Edit (before anyone fights through it): found the mistake.
Let $k\in \mathbb N$ and $x\in \mathbb R$. I can't figure out what is wrong with the following proof that \[ \sum _{n\leq x}(\log n)^k\log (x/n)\ll _kx(\log x)^{k/2+1}\] which is obviously nonsense since the LHS is \[ \approx x(\log x)^{k}.\] By one of the Perron formulas, the sum in question is \[ =\frac {(-1)^k}{2\pi i}\int _{(c)}\zeta ^{(k)}(s)\frac {x^sds}{s^2}\] for any $c>1$. If for some $c>1$ we could show the bound \[ \zeta ^{(k)}(s)\ll \log x\hspace {10mm}(1)\] for $\sigma =c$ and $t\ll 1$ then the part of the integral with $t\ll 1$ would be \[ \ll x^c\int _{\sigma =c\atop {|t|\ll 1}}\frac {|\zeta ^{(k)}(s)|ds}{|s|^2}\ll x^c\log x.\] Since for large $t$ we have $\zeta ^{(k)}(s)\ll (\log t)^{k+1}$ (I think? In any case, a $\log t$ power?), the part of the integral with $t\gg 1$ is trivially $\ll x^c$. So the whole integral is $\ll x^c\log x$ and on choosing \[ c=1+\frac {k\log \log x}{2\log x}\] we then get the claim, so our task is to establish $(1)$ for $\sigma =c$ and $|t|\ll 1$. So let's suppose $s$ satisfies these conditions and prove $(1)$.

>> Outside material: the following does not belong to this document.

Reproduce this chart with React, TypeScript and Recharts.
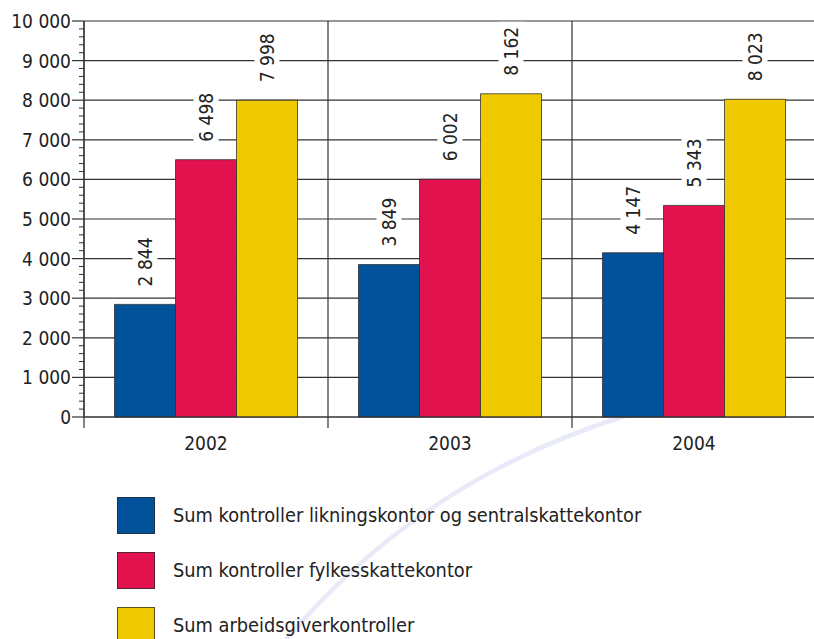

Since \[ \left (\frac {d}{dU}\right )\left [\frac {(\log U)^k}{U^s}\right ]=\frac {k(\log U)^{k-1}}{U^{s+1}}-s\frac {(\log U)^k}{U^{s+1}}\ll \frac {(\log U)^k}{U^{\sigma +1}}\] we have with partial summation, for any $Y>X>0$, \[ \sum _{X<n\leq Y}\frac {(\log n)^k}{n^s}=\frac {(\log Y)^k}{Y^s}\sum _{X<n\leq Y}1-\int _X^Y\left (\frac {d}{dU}\right )\left [ \frac {(\log U)^k}{U^s}\right ]\left (\sum _{X<n\leq U}1\right )dU\] \[ \ll \frac {(\log Y)^k}{Y^{\sigma -1}}+\int _X^Y\frac {(\log U)^kdU}{U^{\sigma }}\] so that letting $Y\rightarrow \infty $ we have \[ \sum _{n>X}\frac {(\log n)^k}{n^s}\ll \int _X^\infty \frac {(\log U)^kdU}{U^{\sigma }}\] and the integral here is I believe \[ \sum _{r=0}^{k-1}\frac {(-1)^rk!}{(k-r)!(1-\sigma )^{r+1}}\left (\frac {(\log U)^{k-r}}{U^{\sigma -1}}\right )_X^\infty +\frac {(-1)^kk!}{(1-\sigma )^k}\int _X^\infty \frac {dU}{U^\sigma }.\] Take $X>x$. Since in particular $\sigma \geq 1+1/\log x\geq 1+1/\log X$, all the terms are \[ \ll \frac {(\log X)^{k+1}}{X^{\sigma -1}}\] so we've shown \[ \sum _{n>X}\frac {(\log n)^k}{n^s}\ll \frac {(\log X)^{k+1}}{X^{\sigma -1}}.\] On the other hand for $U$ large $(\log U)^k/U^{\sigma -1}$ is a decreasing function of $U$ (we worked out the derivative above) so \[ \sum _{n\leq X}\frac {(\log n)^k}{n^s}\ll (\log X)\max _{N\leq X}\left [ \sum _{N<n\leq 2N}\frac {(\log n)^k}{n^\sigma }\right ]\ll (\log X)\max _{N\leq X}\left [ \frac {(\log N)^k}{N^{\sigma -1}}\sum _{N<n\leq 2N}\frac {1}{n}\right ] \ll \log X\] so actually \[ \sum _{n=1}^\infty \frac {(\log n)^k}{n^s}\ll \log X\left (1+\frac {(\log X)^{k}}{X^{\sigma -1}}\right ).\] The LHS is $(-1)^k\zeta ^{(k)}(s)$ and the RHS is, on setting $X=x^2$, \[ \ll \log x\left (1+\frac {(\log x)^{k}}{x^{2(c-1)}}\right )=2\log x\] and we've shown $(1)$.